I. Field
The present disclosure relates generally to communication, and more specifically to techniques for performing handover in a wireless communication system.
II. Background
Wireless communication systems are widely deployed to provide various communication content such as voice, video, packet data, messaging, broadcast, etc. These wireless systems may be multiple-access systems capable of supporting multiple users by sharing the available system resources. Examples of such multiple-access systems include Code Division Multiple Access (CDMA) systems, Time Division Multiple Access (TDMA) systems, Frequency Division Multiple Access (FDMA) systems, Orthogonal FDMA (OFDMA) systems, and Single-Carrier FDMA (SC-FDMA) systems.
A wireless communication system may include any number of base stations that can support communication for any number of user equipments (UEs). Each base station may provide communication coverage for a particular geographic area. The overall coverage area of each base station may be partitioned into multiple (e.g., three) smaller areas. The term “cell” can refer to the smallest coverage area of a base station and/or a base station subsystem serving this coverage area.

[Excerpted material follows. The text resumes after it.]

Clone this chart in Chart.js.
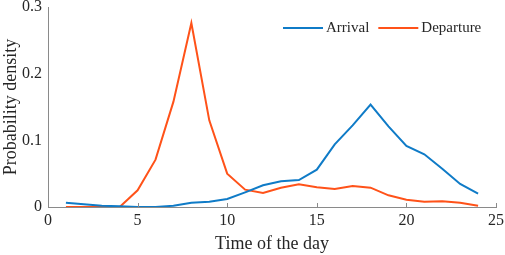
<!DOCTYPE html>
<html>
<head>
<meta charset="utf-8">
<script src="https://cdn.jsdelivr.net/npm/chart.js@4/dist/chart.umd.min.js"></script>
<style>
  html, body { margin: 0; padding: 0; background: #fff; }
  #wrap { width: 505px; height: 255px; }
</style>
</head>
<body>
<div id="wrap"><canvas id="chart"></canvas></div>
<script>
const hours = [1, 2, 3, 4, 5, 6, 7, 8, 9, 10, 11, 12, 13, 14, 15, 16, 17, 18, 19, 20, 21, 22, 23, 24];
const arrival = [0.0065, 0.004, 0.002, 0.001, 0.0, 0.0, 0.002, 0.0065, 0.008, 0.012, 0.022, 0.0325, 0.0385, 0.0405, 0.056, 0.094, 0.1225, 0.1535, 0.121, 0.0915, 0.079, 0.0575, 0.0345, 0.02];
const departure = [0.0, 0.0, 0.0, 0.0, 0.025, 0.071, 0.158, 0.276, 0.13, 0.05, 0.026, 0.021, 0.029, 0.034, 0.0295, 0.027, 0.0315, 0.029, 0.0175, 0.011, 0.008, 0.0085, 0.0065, 0.002];
const seriesNames = ['Arrival', 'Departure'];
const xTicks = [0, 5, 10, 15, 20, 25];
const yTicks = [0, 0.1, 0.2, 0.3];

const FONT = "'Liberation Serif', serif";
const AXIS = '#8a8a8a';
const TEXT = '#262626';
const BLUE = '#0f7bc7';
const ORANGE = '#ff5219';

Chart.defaults.font.family = FONT;

const toPoints = (vals) => vals.map((v, i) => ({ x: hours[i], y: v }));

// inward tick marks on the x axis, like the original plot
const innerTicks = {
  id: 'innerTicks',
  afterDraw(chart) {
    const ctx = chart.ctx;
    const xs = chart.scales.x;
    const bottom = chart.chartArea.bottom;
    ctx.save();
    ctx.strokeStyle = AXIS;
    ctx.lineWidth = 1;
    xTicks.forEach(t => {
      const px = Math.round(xs.getPixelForValue(t)) + 0.5;
      ctx.beginPath();
      ctx.moveTo(px, bottom);
      ctx.lineTo(px, bottom - 4);
      ctx.stroke();
    });
    ctx.restore();
  }
};

// legend sits inside the plot at the top right
const innerLegend = {
  id: 'innerLegend',
  afterDraw(chart) {
    const ctx = chart.ctx;
    const y = 28;
    let x = 283;
    ctx.save();
    ctx.font = '15px ' + FONT;
    ctx.textBaseline = 'middle';
    chart.data.datasets.forEach(ds => {
      ctx.strokeStyle = ds.borderColor;
      ctx.lineWidth = 2;
      ctx.beginPath();
      ctx.moveTo(x, y);
      ctx.lineTo(x + 40, y);
      ctx.stroke();
      ctx.fillStyle = TEXT;
      ctx.fillText(ds.label, x + 43, y);
      x += 43 + ctx.measureText(ds.label).width + 9;
    });
    ctx.restore();
  }
};

new Chart(document.getElementById('chart'), {
  type: 'line',
  data: {
    datasets: [
      { label: seriesNames[0], data: toPoints(arrival), borderColor: BLUE, borderWidth: 2, pointRadius: 0, tension: 0, fill: false },
      { label: seriesNames[1], data: toPoints(departure), borderColor: ORANGE, borderWidth: 2, pointRadius: 0, tension: 0, fill: false }
    ]
  },
  options: {
    responsive: true,
    maintainAspectRatio: false,
    animation: false,
    layout: { padding: { top: 7, right: 9, left: 0, bottom: 0 } },
    plugins: {
      legend: { display: false },
      tooltip: { enabled: false }
    },
    scales: {
      x: {
        type: 'linear',
        min: 0,
        max: 25,
        afterBuildTicks: (s) => { s.ticks = xTicks.map(v => ({ value: v })); },
        ticks: { color: TEXT, font: { family: FONT, size: 16 }, padding: 4, maxRotation: 0 },
        grid: { display: false, drawTicks: false },
        border: { display: true, color: AXIS, width: 1 },
        title: { display: true, text: 'Time of the day', color: TEXT, font: { family: FONT, size: 18 }, padding: { top: 0, bottom: 0 } },
        afterFit: (s) => { s.height = 48; s.paddingLeft = 0; s.paddingRight = 0; }
      },
      y: {
        min: 0,
        max: 0.3,
        afterBuildTicks: (s) => { s.ticks = yTicks.map(v => ({ value: v })); },
        ticks: { color: TEXT, font: { family: FONT, size: 16 }, padding: 6, callback: (v) => String(Math.round(v * 10) / 10) },
        grid: { display: false, drawTicks: false },
        border: { display: true, color: AXIS, width: 1 },
        title: { display: true, text: 'Probability density', color: TEXT, font: { family: FONT, size: 18 }, padding: { top: 0, bottom: 1 } },
        afterFit: (s) => { s.width = 48; s.paddingTop = 0; s.paddingBottom = 0; }
      }
    }
  },
  plugins: [innerTicks, innerLegend]
});
</script>
</body>
</html>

A UE (e.g., a cellular phone) may communicate with a serving cell for a call. The UE may be mobile and may move from the coverage of the serving cell into the coverage of a new cell, which may be able to better serve the UE. The UE may perform handover from the serving cell to the new cell. The handover to the new cell may fail for various reasons. In this case, the UE may drop the connection with the serving cell and enter an idle state. The UE may then attempt to access a suitable cell in a normal manner (e.g., from scratch) in the idle state. However, having the UE enter the idle state in case of a handover failure may result in disruption of service, which may be undesirable.